(Rows from a dataset of charts and code)
□ □ □

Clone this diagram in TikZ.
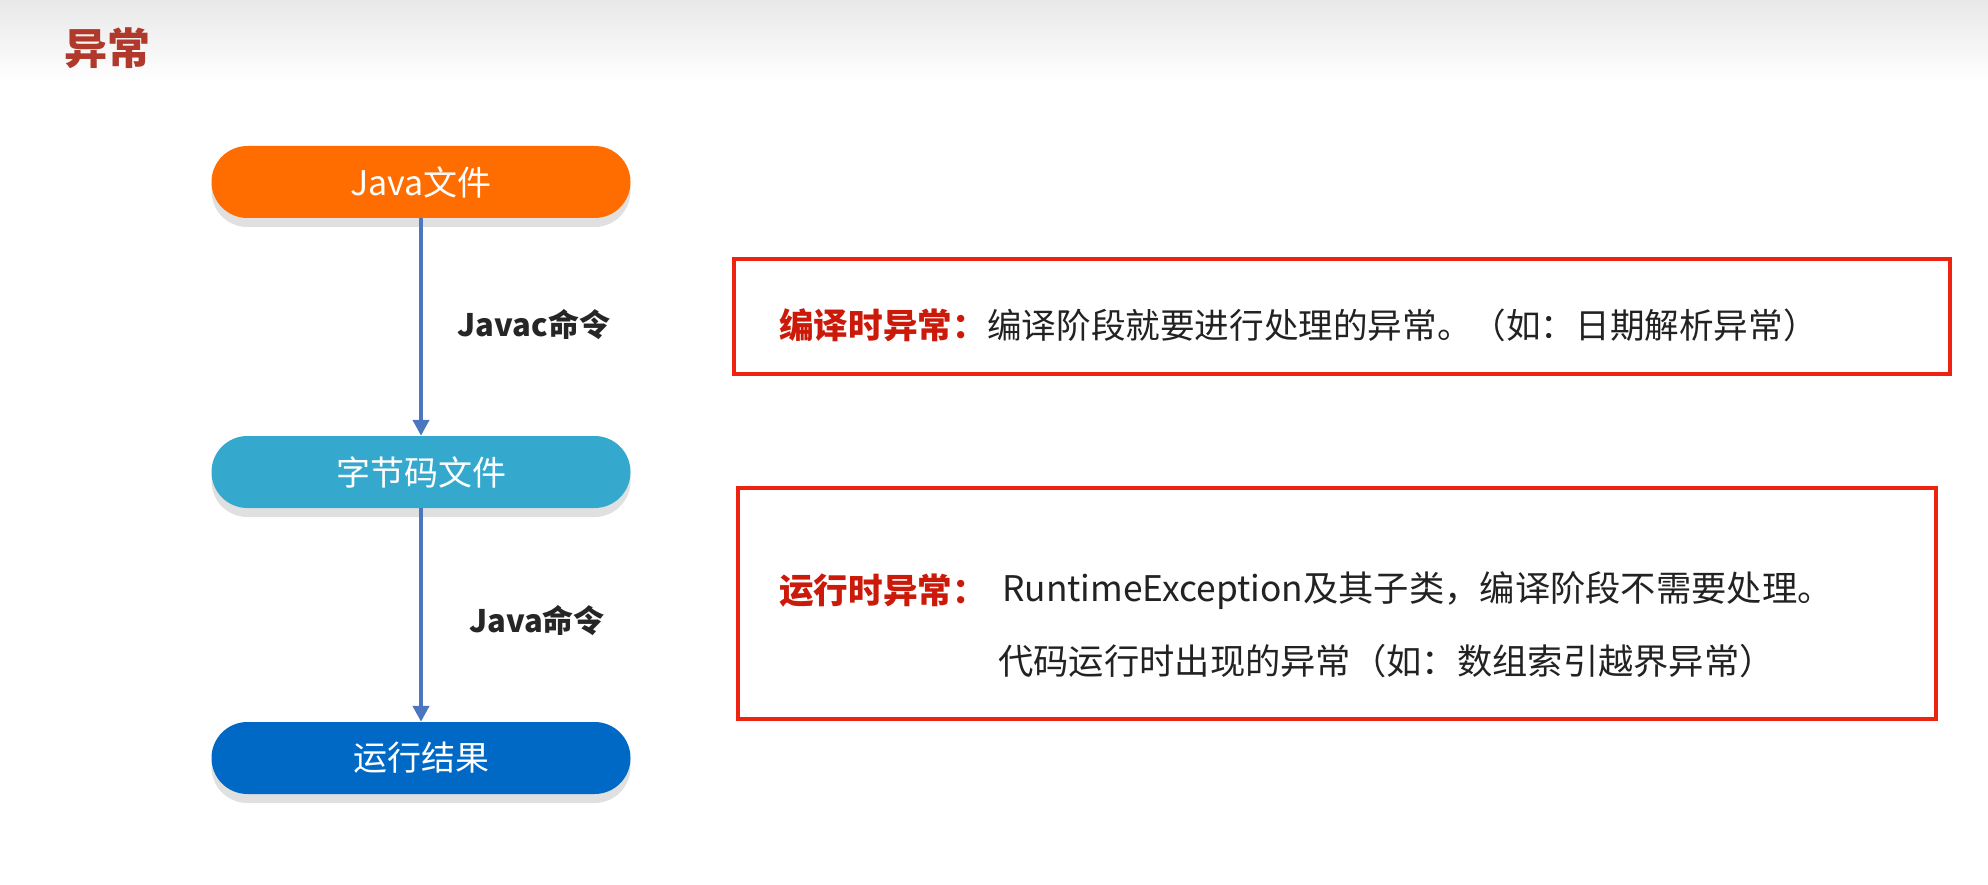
\documentclass[tikz,border=0pt]{standalone}
\usepackage{fontspec}
\usetikzlibrary{arrows.meta,shadows}
\newfontfamily\cjk{Noto Sans CJK SC}
\definecolor{orangeN}{HTML}{FF6D00}
\definecolor{tealN}{HTML}{35A9CD}
\definecolor{blueN}{HTML}{0069C5}
\definecolor{arrowC}{HTML}{4A77BE}
\definecolor{boxred}{HTML}{EE2211}
\definecolor{labred}{HTML}{CC1A0A}
\definecolor{titlered}{HTML}{B0392B}
\definecolor{txt}{HTML}{222222}
\begin{document}
\begin{tikzpicture}[x=1pt,y=-1pt,
  pill/.style={rectangle, rounded corners=35.9pt, minimum width=419pt, minimum height=72pt,
    text=white, inner sep=0pt, font=\cjk\fontsize{34}{34}\selectfont,
    drop shadow={shadow xshift=0pt, shadow yshift=-9pt, fill=black!12, opacity=1}},
  flow/.style={draw=arrowC, line width=4pt, -{Triangle[length=16pt,width=16pt]}},
  cmdlab/.style={inner sep=0pt, text=black!85, font=\cjk\bfseries\fontsize{31}{31}\selectfont},
  redbox/.style={draw=boxred, line width=4pt, inner sep=0pt},
  boxtxt/.style={anchor=west, inner sep=0pt, text=txt, font=\cjk\fontsize{34.6}{35}\selectfont},
  boxtxtb/.style={anchor=west, inner sep=0pt, text=txt, font=\cjk\fontsize{35.3}{35}\selectfont},
  boxlab/.style={anchor=west, inner sep=0pt, text=labred, font=\cjk\bfseries\fontsize{34.6}{35}\selectfont}
]
\useasboundingbox (0,0) rectangle (1988,885);
\fill[white] (0,0) rectangle (1988,885);
\shade[top color=black!9, bottom color=white] (0,0) rectangle (1988,82);
\node[anchor=west, inner sep=0pt, text=titlered, font=\cjk\bfseries\fontsize{43}{43}\selectfont] (title) at (64,48) {异常};

\node[pill, fill=orangeN] (n1) at (421,182) {Java文件};
\node[pill, fill=tealN] (n2) at (421,472) {字节码文件};
\node[pill, fill=blueN] (n3) at (421,758) {运行结果};

\draw[flow] (n1) -- (n2);
\draw[flow] (n2) -- (n3);

\node[cmdlab] (l1) at (534,325) {Javac命令};
\node[cmdlab] (l2) at (537,621) {Java命令};

\node[redbox, minimum width=1216pt, minimum height=115pt] (b1) at (1342,316.5) {};
\node[redbox, minimum width=1198pt, minimum height=231pt] (b2) at (1337,603.5) {};

\node[boxlab] (t1a) at (779,325) {编译时异常：};
\node[boxtxt] (t1b) at (t1a.east) {编译阶段就要进行处理的异常。（如：日期解析异常）};
\node[boxlab] (t2a) at (779,591) {运行时异常：};
\node[boxtxtb] (t2b) at (1002,591) {RuntimeException及其子类，编译阶段不需要处理。};
\node[boxtxtb] (t2c) at (998,661) {代码运行时出现的异常（如：数组索引越界异常）};
\end{tikzpicture}
\end{document}
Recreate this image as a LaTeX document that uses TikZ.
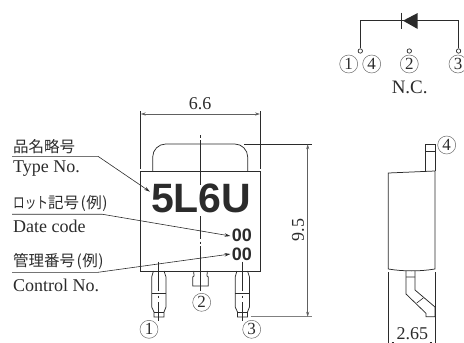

□ □ □

Can the entries above be repeated exactly, without their pictures?

Clone this diagram in TikZ.
\documentclass[tikz,border=0pt]{standalone}
\usepackage{fontspec}
\usetikzlibrary{arrows.meta,shadows}
\newfontfamily\cjk{Noto Sans CJK SC}
\definecolor{orangeN}{HTML}{FF6D00}
\definecolor{tealN}{HTML}{35A9CD}
\definecolor{blueN}{HTML}{0069C5}
\definecolor{arrowC}{HTML}{4A77BE}
\definecolor{boxred}{HTML}{EE2211}
\definecolor{labred}{HTML}{CC1A0A}
\definecolor{titlered}{HTML}{B0392B}
\definecolor{txt}{HTML}{222222}
\begin{document}
\begin{tikzpicture}[x=1pt,y=-1pt,
  pill/.style={rectangle, rounded corners=35.9pt, minimum width=419pt, minimum height=72pt,
    text=white, inner sep=0pt, font=\cjk\fontsize{34}{34}\selectfont,
    drop shadow={shadow xshift=0pt, shadow yshift=-9pt, fill=black!12, opacity=1}},
  flow/.style={draw=arrowC, line width=4pt, -{Triangle[length=16pt,width=16pt]}},
  cmdlab/.style={inner sep=0pt, text=black!85, font=\cjk\bfseries\fontsize{31}{31}\selectfont},
  redbox/.style={draw=boxred, line width=4pt, inner sep=0pt},
  boxtxt/.style={anchor=west, inner sep=0pt, text=txt, font=\cjk\fontsize{34.6}{35}\selectfont},
  boxtxtb/.style={anchor=west, inner sep=0pt, text=txt, font=\cjk\fontsize{35.3}{35}\selectfont},
  boxlab/.style={anchor=west, inner sep=0pt, text=labred, font=\cjk\bfseries\fontsize{34.6}{35}\selectfont}
]
\useasboundingbox (0,0) rectangle (1988,885);
\fill[white] (0,0) rectangle (1988,885);
\shade[top color=black!9, bottom color=white] (0,0) rectangle (1988,82);
\node[anchor=west, inner sep=0pt, text=titlered, font=\cjk\bfseries\fontsize{43}{43}\selectfont] (title) at (64,48) {异常};

\node[pill, fill=orangeN] (n1) at (421,182) {Java文件};
\node[pill, fill=tealN] (n2) at (421,472) {字节码文件};
\node[pill, fill=blueN] (n3) at (421,758) {运行结果};

\draw[flow] (n1) -- (n2);
\draw[flow] (n2) -- (n3);

\node[cmdlab] (l1) at (534,325) {Javac命令};
\node[cmdlab] (l2) at (537,621) {Java命令};

\node[redbox, minimum width=1216pt, minimum height=115pt] (b1) at (1342,316.5) {};
\node[redbox, minimum width=1198pt, minimum height=231pt] (b2) at (1337,603.5) {};

\node[boxlab] (t1a) at (779,325) {编译时异常：};
\node[boxtxt] (t1b) at (t1a.east) {编译阶段就要进行处理的异常。（如：日期解析异常）};
\node[boxlab] (t2a) at (779,591) {运行时异常：};
\node[boxtxtb] (t2b) at (1002,591) {RuntimeException及其子类，编译阶段不需要处理。};
\node[boxtxtb] (t2c) at (998,661) {代码运行时出现的异常（如：数组索引越界异常）};
\end{tikzpicture}
\end{document}
Recreate this image as a LaTeX document that uses TikZ.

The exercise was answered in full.